Well first off you need to subscribe to their google groups mailing list. Then you pick a copyright free (U.S. copyright free) book and propose it to the group. They prefer that the first project be short (~40,000 words) to encourage you to finish it rather than getting bogged down and abandoning the book. I get the sense that this happens a lot. Once the proposed title is approved  you head over to the their website and follow their handy step-by-step guide. Step one is downloading their tools. These are a set of Python-based command line tools that take care of a lot of the technical bits. If you’ve never used command line (Terminal on a Mac) it can be a bit intimidating but if you are interested you really shouldn’t let that stop you. Downloading the tools can take a lot of time so be patient.

The process

Essentially you follow these basic steps:

  1. Find the book on Gutenberg (or some other archive). Also locate online scans of the original text.
  2. Create a basic ebook template using the downloaded files (via the toolset).
  3. Clean up the files and make them conform to Standard Ebook standards.
  4. Fix the typography (via the toolset).
  5. Check the typography against their thorough typography manual.
  6. Add Semantics (again first via the toolset, then by using their semantic manual).
  7. Modernize spelling and punctuation.
  8. Find a cover (this is really rather a difficult and time-consuming step because they insist you find a CCO public domain image or something that was previously printed prior to 1922.)
  9. Complete the ToC and add links to various pages.
  10. Finish off the metadata (usually just a matter of writing a synopsis and filling in some blanks).
  11. Proofread, proofread, proofread.
  12. Submit for approval (and inevitably revise based on things you’ve missed).

Interestingly enough

This is a project started by and mostly inhabited  by bibliophilic computer geeks. They use a programmer’s approach to both structure, methodology and problem solving and rely on all sots of computer tools like GitHub—and the things I have learned about regex’s (high-powered search and replace paradigms) makes me giggle in glee. I can’t say, as a book designer I always agree with them and some of their stricter choices but the results speak for themselves. The main the thing their approach brings is an easily updated and maintained ebook that suffers very little from the idiosyncratic problems I find in “professionally” designed ebooks. And their collaborative approach ensures that multiple contributions by multiple contributors can be managed swiftly and easily, something that almost never happens in the real publishing world.

My ebooks so far…

After the first couple of books I settled into doing mostly plays. It’s a form I have always enjoyed, a genre that I am really familiar with and the technical challenges make them much more interesting to work on. And they’re fairly short which works well with my short attention span.



If you’d like to see a current list of books I will try to keep the page over at current.

In conclusion

I plan to continue doing this as long as I have time. I am learning an incredible amount about ebooks, ebook structure, programming tools, css and html, art, literature, and even a bit about copyright and the open source community. I am trying to talk L into collaborating on a project with me (we are thinking William Carlos Williams’ pre-1923 poetry) where I will focus on the tech end and she can do the “boring” proofing and editorial.

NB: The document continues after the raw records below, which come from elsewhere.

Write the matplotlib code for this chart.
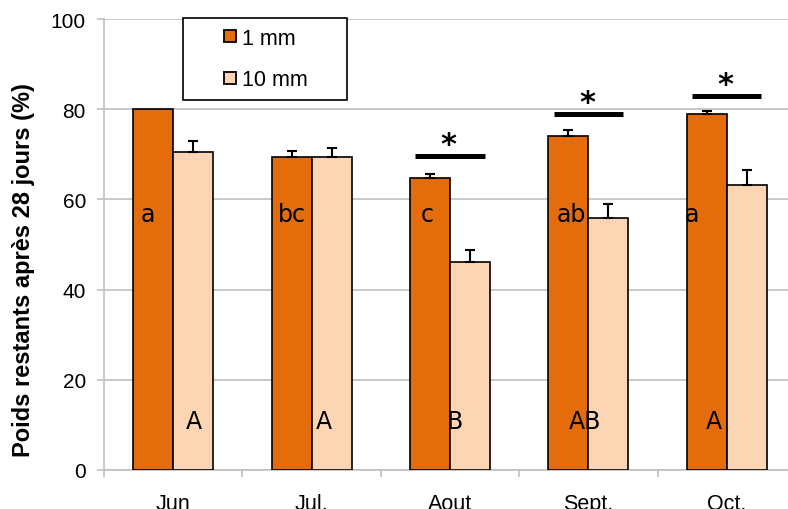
import numpy as np
import matplotlib
matplotlib.use("Agg")
import matplotlib.pyplot as plt
from matplotlib.patches import Patch, Rectangle
from matplotlib.legend_handler import HandlerPatch

# ---- data ----
months = ["Jun", "Jul.", "Aout", "Sept.", "Oct."]
series_names = ["1 mm", "10 mm"]
vals_1mm = [80.1, 69.5, 64.7, 74.1, 78.9]
err_1mm = [0.0, 1.3, 0.9, 1.3, 0.8]
vals_10mm = [70.4, 69.5, 46.1, 55.9, 63.3]
err_10mm = [2.6, 1.8, 2.7, 3.1, 3.2]
letters_1mm = ["a", "bc", "c", "ab", "a"]
letters_10mm = ["A", "A", "B", "AB", "A"]
signif = [False, False, True, True, True]
signif_level = [None, None, 69.7, 78.9, 82.9]
yticks = [0, 20, 40, 60, 80, 100]

# ---- style ----
c_orange = "#E46C0A"
c_peach = "#FCD5B5"
grid_c = "#C0C0C0"
plt.rcParams["font.family"] = ["Liberation Sans", "DejaVu Sans"]

fig = plt.figure(figsize=(7.88, 5.10), dpi=100)
ax = fig.add_axes([104 / 788, 1 - 471 / 510, 692 / 788, 451 / 510])

x = np.arange(len(months))
w = 0.289
ax.bar(x - w / 2, vals_1mm, w, color=c_orange, edgecolor="black", linewidth=1.2, zorder=3)
ax.bar(x + w / 2, vals_10mm, w, color=c_peach, edgecolor="black", linewidth=1.2, zorder=3)

for xs, v, e in ((x - w / 2, vals_1mm, err_1mm), (x + w / 2, vals_10mm, err_10mm)):
    v = np.array(v); e = np.array(e)
    m = e > 0
    ax.errorbar(xs[m], v[m], yerr=[np.zeros(m.sum()), e[m]], fmt="none",
                ecolor="black", elinewidth=1.5, capsize=3.8, capthick=1.5, zorder=4)

# letters inside bars
low_off = [-0.186, -0.144, -0.166, -0.123, -0.253]
up_off = [0.152, 0.087, 0.036, -0.022, -0.094]
for i in range(len(months)):
    ax.text(x[i] + low_off[i], 55.2, letters_1mm[i], ha="center", va="baseline",
            fontsize=17, family="DejaVu Sans", zorder=5)
    ax.text(x[i] + up_off[i], 9.3, letters_10mm[i], ha="center", va="baseline",
            fontsize=17, family="DejaVu Sans", zorder=5)

# significance markers
for i in range(len(months)):
    if signif[i]:
        yl = signif_level[i]
        ax.plot([x[i] - 0.25, x[i] + 0.25], [yl, yl], color="black", lw=3.6,
                solid_capstyle="butt", zorder=5, clip_on=False)
        ax.text(x[i] - 0.01, yl + 0.6, "*", ha="center", va="baseline",
                fontsize=22, fontweight="bold", family="DejaVu Sans", zorder=5)

ax.set_ylim(0, 100)
ax.set_xlim(-0.5, 4.5)
ax.set_yticks(yticks)
ax.set_yticklabels([str(t) for t in yticks], fontsize=15)
ax.yaxis.grid(True, color=grid_c, lw=1.2, zorder=0)
ax.set_axisbelow(True)
ax.tick_params(axis="y", length=5, width=1.2, color=grid_c, pad=8)

ax.set_xticks(np.arange(-0.5, 5.0, 1.0))
ax.set_xticklabels([])
ax.set_xticks(x, minor=True)
ax.set_xticklabels(months, minor=True, fontsize=15.5)
ax.tick_params(axis="x", which="major", length=5, width=1.2, color=grid_c)
ax.tick_params(axis="x", which="minor", length=0, pad=16.5)

for s in ("top", "right"):
    ax.spines[s].set_visible(False)
for s in ("left", "bottom"):
    ax.spines[s].set_color(grid_c)
    ax.spines[s].set_linewidth(1.2)

ax.set_ylabel("Poids restants après 28 jours (%)", fontsize=17, fontweight="bold")
ax.yaxis.set_label_coords(35 / 788, (471 + 20) / 2 / 510 - 0.01, transform=fig.transFigure)


def make_sq(legend, orig_handle, xdescent, ydescent, width, height, fontsize):
    s = 8.6
    return Rectangle((width - s - xdescent, (height - s) / 2 - ydescent), s, s)


handles = [Patch(facecolor=c_orange, edgecolor="black", linewidth=1.3, label=series_names[0]),
           Patch(facecolor=c_peach, edgecolor="black", linewidth=1.3, label=series_names[1])]
leg = ax.legend(handles=handles, loc="upper left", mode="expand",
                bbox_to_anchor=((183 - 104) / 692, 0.5, 164 / 692, 0.502),
                borderaxespad=0, fontsize=15.5, frameon=True, fancybox=False,
                edgecolor="black", borderpad=0.45, handlelength=2.0,
                handletextpad=0.3, labelspacing=0.95,
                handler_map={Patch: HandlerPatch(patch_func=make_sq)})
leg.get_frame().set_linewidth(1.2)
leg.get_frame().set_alpha(1)
leg.set_zorder(6)

fig.savefig("out.png", dpi=100)
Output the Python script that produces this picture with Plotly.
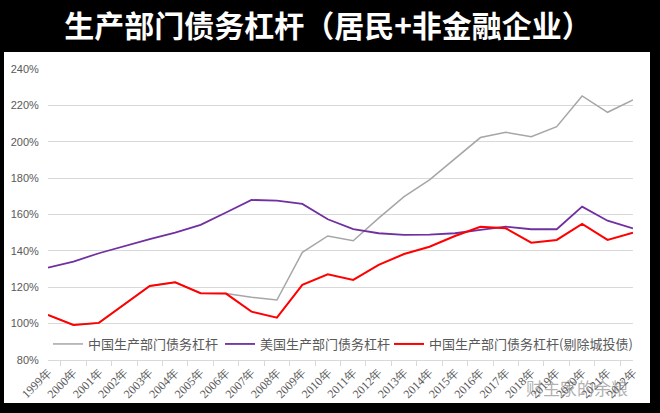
import plotly.graph_objects as go

years = ["1999年", "2000年", "2001年", "2002年", "2003年", "2004年", "2005年", "2006年",
         "2007年", "2008年", "2009年", "2010年", "2011年", "2012年", "2013年", "2014年",
         "2015年", "2016年", "2017年", "2018年", "2019年", "2020年", "2021年", "2022年"]

china = [104.8, 99.3, 100.4, 110.8, 120.7, 122.7, 116.7, 116.5, 114.5, 113.0, 139.2, 148.2,
         145.6, 158.0, 169.8, 179.0, 190.6, 202.3, 205.2, 202.8, 208.3, 225.2, 216.2, 223.0]
us = [130.8, 134.1, 138.7, 142.7, 146.4, 150.0, 154.3, 161.1, 168.0, 167.6, 165.8, 157.4,
      152.0, 149.7, 148.8, 148.9, 149.7, 151.5, 153.3, 151.9, 151.9, 164.3, 156.6, 152.4]
china_ex = [104.8, 99.3, 100.4, 110.8, 120.7, 122.7, 116.7, 116.5, 106.6, 103.3, 121.3, 127.1,
            124.0, 132.3, 138.3, 142.3, 148.2, 153.3, 152.4, 144.5, 146.0, 154.8, 146.0, 150.0]

names = ["中国生产部门债务杠杆", "美国生产部门债务杠杆", "中国生产部门债务杠杆(剔除城投债)"]
title_text = "生产部门债务杠杆（居民+非金融企业）"
y_ticks = [80, 100, 120, 140, 160, 180, 200, 220, 240]
y_tick_labels = ["80%", "100%", "120%", "140%", "160%", "180%", "200%", "220%", "240%"]

W, H = 660, 413
L, R, T, B = 48, 27, 69, 53
pw, ph = W - L - R, H - T - B

def px_x(px):
    return (px - L) / pw

def px_y(py):
    return (H - B - py) / ph

fig = go.Figure()
fig.add_trace(go.Scatter(x=years, y=china, mode="lines", name=names[0], legend="legend",
                         showlegend=True, line=dict(color="#A6A6A6", width=1.5)))
fig.add_trace(go.Scatter(x=years, y=us, mode="lines", name=names[1], legend="legend2",
                         showlegend=True, line=dict(color="#7030A0", width=1.8)))
fig.add_trace(go.Scatter(x=years, y=china_ex, mode="lines", name=names[2], legend="legend3",
                         showlegend=True, line=dict(color="#FF0000", width=2)))

leg_font = dict(family="Noto Sans CJK SC", size=13, color="#595959")

def leg(px):
    return dict(orientation="h", x=px_x(px), xanchor="left", y=px_y(344), yanchor="middle",
                bgcolor="rgba(0,0,0,0)", font=leg_font, visible=True)

fig.update_layout(
    width=W, height=H, autosize=False, showlegend=True,
    margin=dict(l=L, r=R, t=T, b=B),
    paper_bgcolor="black", plot_bgcolor="white",
    title=dict(text="<b>" + title_text + "</b>", x=0.497, xanchor="center",
               y=1 - 26 / H, yanchor="middle",
               font=dict(family="Noto Sans CJK SC", size=30, color="white")),
    shapes=[dict(type="rect", xref="paper", yref="paper",
                 x0=px_x(4), x1=px_x(650), y0=px_y(403), y1=px_y(52),
                 fillcolor="white", line=dict(width=0), layer="below")],
    xaxis=dict(type="category", showgrid=False, showline=True, linecolor="#D9D9D9",
               ticks="outside", tickson="boundaries", ticklen=5, tickcolor="#D9D9D9",
               tickangle=-45, tickfont=dict(family="Liberation Serif", size=12, color="#595959")),
    yaxis=dict(range=[80, 240], tickvals=y_ticks, ticktext=y_tick_labels, showgrid=True,
               gridcolor="#D9D9D9", gridwidth=1, zeroline=False, showline=False,
               ticks="outside", ticklen=6, tickcolor="rgba(0,0,0,0)",
               tickfont=dict(family="Liberation Sans", size=11, color="#595959")),
    legend=leg(48),
    legend2=leg(220),
    legend3=leg(389),
    annotations=[dict(text="财主家的余粮", xref="paper", yref="paper",
                      x=px_x(630), y=px_y(387), xanchor="right", yanchor="middle", showarrow=False,
                      font=dict(family="Noto Sans CJK SC", size=17, color="rgba(110,110,110,0.55)"))],
)

fig.write_html("out.html")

There might be an opportunity to work  straight from a scanned original—bypassing the Gutenberg process altogether. That will make it much more challenging. And I will probably start adding some notes about my various process and fixes to the site. After all I did originally start it as a way to save my bits and bobs of computer experimentation for posterity. So if you start seeing things like:

Find stage direction in brackets: [maid dusts the mantlepiece] \[(.*?)(.*)\] Replace with: <i epub:type="z3998:stage-direction">\u\1\2\.</i>

…you will know what it’s all about.